— START OF Stored data —

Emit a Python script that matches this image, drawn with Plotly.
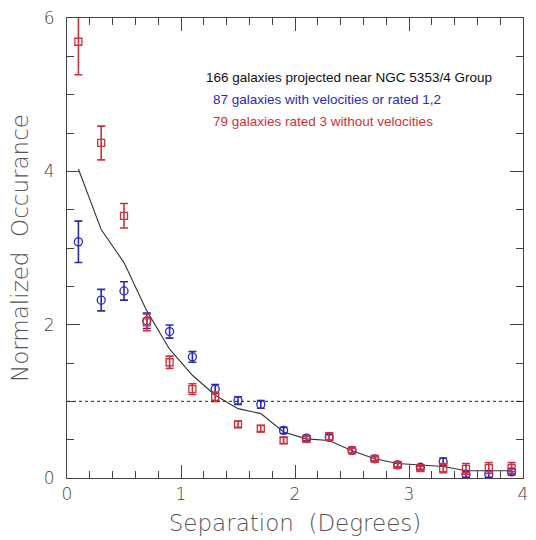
import plotly.graph_objects as go

# Angular separation bins (degrees)
sep = [0.1, 0.3, 0.5, 0.7, 0.9, 1.1, 1.3, 1.5, 1.7, 1.9,
       2.1, 2.3, 2.5, 2.7, 2.9, 3.1, 3.3, 3.5, 3.7, 3.9]

# Galaxies with velocities or rated 1,2
blue_val = [3.08, 2.32, 2.44, 2.05, 1.91, 1.58, 1.16, 1.01, 0.96, 0.62,
            0.52, 0.53, 0.36, 0.25, 0.17, 0.14, 0.21, 0.05, 0.05, 0.08]
blue_err = [0.27, 0.14, 0.12, 0.10, 0.085, 0.07, 0.06, 0.05, 0.05, 0.04,
            0.035, 0.035, 0.03, 0.03, 0.025, 0.025, 0.05, 0.04, 0.04, 0.04]

# Galaxies rated 3 without velocities
red_val = [5.69, 4.37, 3.42, 2.03, 1.51, 1.16, 1.06, 0.70, 0.645, 0.49,
           0.51, 0.54, 0.36, 0.25, 0.17, 0.13, 0.13, 0.12, 0.13, 0.13]
red_err = [0.43, 0.22, 0.16, 0.11, 0.08, 0.07, 0.06, 0.04, 0.04, 0.04,
           0.035, 0.05, 0.03, 0.03, 0.025, 0.025, 0.06, 0.07, 0.07, 0.07]

# Full sample of 166 galaxies
all_val = [4.03, 3.24, 2.81, 2.18, 1.68, 1.34, 1.08, 0.905, 0.84, 0.60,
           0.51, 0.49, 0.355, 0.25, 0.19, 0.17, 0.15, 0.095, 0.095, 0.095]

x_ticks = [0, 1, 2, 3, 4]
y_ticks = [0, 2, 4, 6]

BLUE = "#2a2ab8"
RED = "#d0303c"
AXIS_FONT = dict(family="DejaVu Sans", size=17, color="#444444", weight=300)
TITLE_FONT = dict(family="DejaVu Sans", size=23, color="#555555", weight=300)

fig = go.Figure()

fig.add_trace(go.Scatter(
    x=sep, y=all_val, mode="lines",
    line=dict(color="#333333", width=1.1),
    showlegend=False,
))

fig.add_trace(go.Scatter(
    x=sep, y=blue_val, mode="markers",
    marker=dict(symbol="circle-open", size=8, color=BLUE, line=dict(width=1.3, color=BLUE)),
    error_y=dict(type="data", array=blue_err, color=BLUE, thickness=1.6, width=4),
    showlegend=False,
))

fig.add_trace(go.Scatter(
    x=sep, y=red_val, mode="markers",
    marker=dict(symbol="square-open", size=7, color=RED, line=dict(width=1.3, color=RED)),
    error_y=dict(type="data", array=red_err, color=RED, thickness=1.6, width=4),
    showlegend=False,
))

# Reference level of unity
fig.add_shape(type="line", xref="x", yref="y", x0=0, x1=4, y0=1, y1=1,
              line=dict(color="#222222", width=1, dash="dot"))

notes = [
    ("166 galaxies projected near NGC 5353/4 Group", "#111111", 5.23, 1.20),
    ("87 galaxies with velocities or rated 1,2", BLUE, 4.94, 1.26),
    ("79 galaxies rated 3 without velocities", RED, 4.65, 1.26),
]
for text, color, yv, xv in notes:
    fig.add_annotation(x=xv, y=yv, xref="x", yref="y", text=text, showarrow=False,
                       xanchor="left", yanchor="middle",
                       font=dict(family="Liberation Sans", size=13.5, color=color))

axis_common = dict(
    showline=True, linecolor="#444444", linewidth=1.2, mirror="allticks",
    ticks="inside", ticklen=13, tickwidth=1.2, tickcolor="#444444",
    showgrid=False, zeroline=False, tickfont=AXIS_FONT,
)

fig.update_xaxes(range=[0, 4], tickvals=x_ticks,
                 minor=dict(dtick=0.2, ticks="inside", ticklen=7, tickwidth=1.2, tickcolor="#444444"),
                 title=dict(text="Separation  (Degrees)", font=TITLE_FONT, standoff=12),
                 **axis_common)
fig.update_yaxes(range=[0, 6], tickvals=y_ticks, ticklabelstandoff=8,
                 minor=dict(dtick=0.5, ticks="inside", ticklen=7, tickwidth=1.2, tickcolor="#444444"),
                 title=dict(text="Normalized  Occurance", font=TITLE_FONT, standoff=8),
                 **axis_common)

fig.update_layout(
    width=536, height=540,
    margin=dict(l=67, r=8, t=16, b=62),
    paper_bgcolor="white", plot_bgcolor="white",
)

fig.write_html("out.html")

— END OF Stored data —

Job
Begin at the first line of the material and copy each line exactly through the one containing "2.1, 2.3, 2.5, 2.7, 2.9, 3.1, 3.3, 3.5, 3.7, 3.9]". Omit pictures.

Response to the exercise
Emit a Python script that matches this image, drawn with Plotly.
import plotly.graph_objects as go

# Angular separation bins (degrees)
sep = [0.1, 0.3, 0.5, 0.7, 0.9, 1.1, 1.3, 1.5, 1.7, 1.9,
       2.1, 2.3, 2.5, 2.7, 2.9, 3.1, 3.3, 3.5, 3.7, 3.9]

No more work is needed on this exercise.